- GOAL:
Write out each line exactly as given. Leave the pictures out of your copy.

# start of COLLECTED DATA

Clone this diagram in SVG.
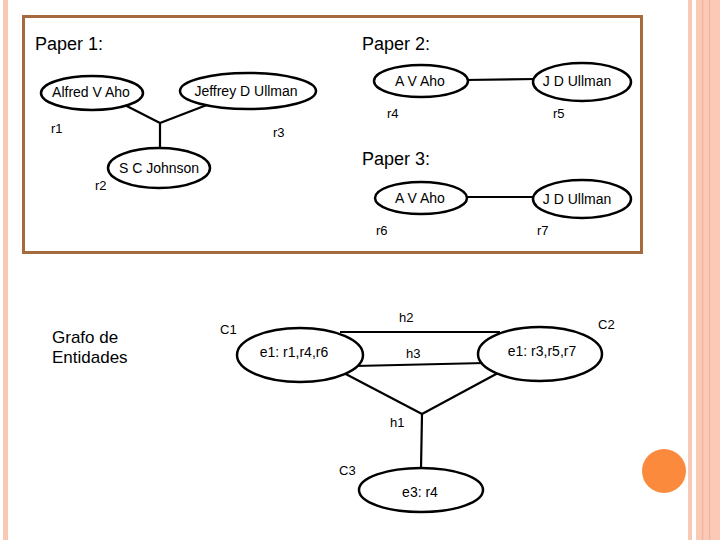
<svg xmlns="http://www.w3.org/2000/svg" width="720" height="540" viewBox="0 0 720 540">
<style>
.node ellipse{fill:#fff;stroke:#000;stroke-width:2.5}
.edges line{stroke:#000;stroke-width:2.2}
text{font-family:"Liberation Sans",Arial,sans-serif;fill:#000}
.t{font-size:14px;text-anchor:middle}
.lbl{font-size:13px}
.title{font-size:18px}
</style>
<rect width="720" height="540" fill="#fff"/>
<!-- decoration -->
<rect x="3" y="0" width="5" height="540" fill="#f9c9b6"/>
<rect x="688" y="0" width="4" height="540" fill="#f9c9b6"/>
<rect x="696" y="0" width="24" height="540" fill="#fbcab7"/>
<rect x="702" y="0" width="1.2" height="540" fill="#f2b29b"/>
<rect x="709" y="0" width="1.2" height="540" fill="#f2b29b"/>
<circle cx="664" cy="471" r="22" fill="#fb8a3c"/>
<rect x="23.5" y="16.5" width="618" height="236" fill="none" stroke="#a56a3e" stroke-width="3"/>

<text class="title" x="35" y="50">Paper 1:</text>
<text class="title" x="362" y="50">Paper 2:</text>
<text class="title" x="362" y="165">Paper 3:</text>
<text x="52" y="343" style="font-size:17px">Grafo de</text>
<text x="52" y="363" style="font-size:17px">Entidades</text>

<g class="edges">
<line x1="160" y1="123" x2="115" y2="100"/>
<line x1="160" y1="123" x2="225" y2="98"/>
<line x1="160" y1="123" x2="160" y2="150"/>
<line x1="465" y1="80" x2="536" y2="79"/>
<line x1="464" y1="197" x2="536" y2="197"/>
<line x1="340" y1="332" x2="500" y2="332"/>
<line x1="355" y1="366" x2="485" y2="363"/>
<line x1="340" y1="371" x2="422" y2="414"/>
<line x1="498" y1="373" x2="422" y2="414"/>
<line x1="422" y1="414" x2="421" y2="469"/>
</g>

<g id="alfred" class="node"><ellipse cx="92" cy="93" rx="51" ry="17"/><text class="t" x="91" y="97">Alfred V Aho</text></g>
<g id="jeffrey" class="node"><ellipse cx="248" cy="91" rx="68" ry="18"/><text class="t" x="246" y="96">Jeffrey D Ullman</text></g>
<g id="johnson" class="node"><ellipse cx="159" cy="168" rx="51" ry="20"/><text class="t" x="159" y="173">S C Johnson</text></g>
<g id="aho2" class="node"><ellipse cx="421" cy="81" rx="47" ry="16"/><text class="t" x="420" y="86">A V Aho</text></g>
<g id="ullman2" class="node"><ellipse cx="582" cy="82" rx="49" ry="19"/><text class="t" x="577" y="86">J D Ullman</text></g>
<g id="aho3" class="node"><ellipse cx="421" cy="198" rx="46" ry="16"/><text class="t" x="420" y="203">A V Aho</text></g>
<g id="ullman3" class="node"><ellipse cx="582" cy="199" rx="49" ry="19"/><text class="t" x="577" y="204">J D Ullman</text></g>
<g id="c1" class="node"><ellipse cx="300" cy="355" rx="63" ry="27"/><text class="t" x="294" y="357">e1: r1,r4,r6</text></g>
<g id="c2" class="node"><ellipse cx="540" cy="354" rx="62" ry="27"/><text class="t" x="542" y="356">e1: r3,r5,r7</text></g>
<g id="c3" class="node"><ellipse cx="421" cy="490" rx="62" ry="22"/><text class="t" x="420" y="497">e3: r4</text></g>

<g id="labels" class="lbl">
<text x="51" y="133">r1</text>
<text x="95" y="190">r2</text>
<text x="273" y="137">r3</text>
<text x="387" y="118">r4</text>
<text x="553" y="118">r5</text>
<text x="376" y="235">r6</text>
<text x="537" y="235">r7</text>
<text x="220" y="334">C1</text>
<text x="598" y="329">C2</text>
<text x="339" y="475">C3</text>
<text x="399" y="322">h2</text>
<text x="406" y="358">h3</text>
<text x="390" y="427">h1</text>
</g>
</svg>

# end of COLLECTED DATA

- FINISHED EXERCISE:
Clone this diagram in SVG.
<svg xmlns="http://www.w3.org/2000/svg" width="720" height="540" viewBox="0 0 720 540">
<style>
.node ellipse{fill:#fff;stroke:#000;stroke-width:2.5}
.edges line{stroke:#000;stroke-width:2.2}
text{font-family:"Liberation Sans",Arial,sans-serif;fill:#000}
.t{font-size:14px;text-anchor:middle}
.lbl{font-size:13px}
.title{font-size:18px}
</style>
<rect width="720" height="540" fill="#fff"/>
<!-- decoration -->
<rect x="3" y="0" width="5" height="540" fill="#f9c9b6"/>
<rect x="688" y="0" width="4" height="540" fill="#f9c9b6"/>
<rect x="696" y="0" width="24" height="540" fill="#fbcab7"/>
<rect x="702" y="0" width="1.2" height="540" fill="#f2b29b"/>
<rect x="709" y="0" width="1.2" height="540" fill="#f2b29b"/>
<circle cx="664" cy="471" r="22" fill="#fb8a3c"/>
<rect x="23.5" y="16.5" width="618" height="236" fill="none" stroke="#a56a3e" stroke-width="3"/>

<text class="title" x="35" y="50">Paper 1:</text>
<text class="title" x="362" y="50">Paper 2:</text>
<text class="title" x="362" y="165">Paper 3:</text>
<text x="52" y="343" style="font-size:17px">Grafo de</text>
<text x="52" y="363" style="font-size:17px">Entidades</text>

<g class="edges">
<line x1="160" y1="123" x2="115" y2="100"/>
<line x1="160" y1="123" x2="225" y2="98"/>
<line x1="160" y1="123" x2="160" y2="150"/>
<line x1="465" y1="80" x2="536" y2="79"/>
<line x1="464" y1="197" x2="536" y2="197"/>
<line x1="340" y1="332" x2="500" y2="332"/>
<line x1="355" y1="366" x2="485" y2="363"/>
<line x1="340" y1="371" x2="422" y2="414"/>
<line x1="498" y1="373" x2="422" y2="414"/>
<line x1="422" y1="414" x2="421" y2="469"/>
</g>

<g id="alfred" class="node"><ellipse cx="92" cy="93" rx="51" ry="17"/><text class="t" x="91" y="97">Alfred V Aho</text></g>
<g id="jeffrey" class="node"><ellipse cx="248" cy="91" rx="68" ry="18"/><text class="t" x="246" y="96">Jeffrey D Ullman</text></g>
<g id="johnson" class="node"><ellipse cx="159" cy="168" rx="51" ry="20"/><text class="t" x="159" y="173">S C Johnson</text></g>
<g id="aho2" class="node"><ellipse cx="421" cy="81" rx="47" ry="16"/><text class="t" x="420" y="86">A V Aho</text></g>
<g id="ullman2" class="node"><ellipse cx="582" cy="82" rx="49" ry="19"/><text class="t" x="577" y="86">J D Ullman</text></g>
<g id="aho3" class="node"><ellipse cx="421" cy="198" rx="46" ry="16"/><text class="t" x="420" y="203">A V Aho</text></g>
<g id="ullman3" class="node"><ellipse cx="582" cy="199" rx="49" ry="19"/><text class="t" x="577" y="204">J D Ullman</text></g>
<g id="c1" class="node"><ellipse cx="300" cy="355" rx="63" ry="27"/><text class="t" x="294" y="357">e1: r1,r4,r6</text></g>
<g id="c2" class="node"><ellipse cx="540" cy="354" rx="62" ry="27"/><text class="t" x="542" y="356">e1: r3,r5,r7</text></g>
<g id="c3" class="node"><ellipse cx="421" cy="490" rx="62" ry="22"/><text class="t" x="420" y="497">e3: r4</text></g>

<g id="labels" class="lbl">
<text x="51" y="133">r1</text>
<text x="95" y="190">r2</text>
<text x="273" y="137">r3</text>
<text x="387" y="118">r4</text>
<text x="553" y="118">r5</text>
<text x="376" y="235">r6</text>
<text x="537" y="235">r7</text>
<text x="220" y="334">C1</text>
<text x="598" y="329">C2</text>
<text x="339" y="475">C3</text>
<text x="399" y="322">h2</text>
<text x="406" y="358">h3</text>
<text x="390" y="427">h1</text>
</g>
</svg>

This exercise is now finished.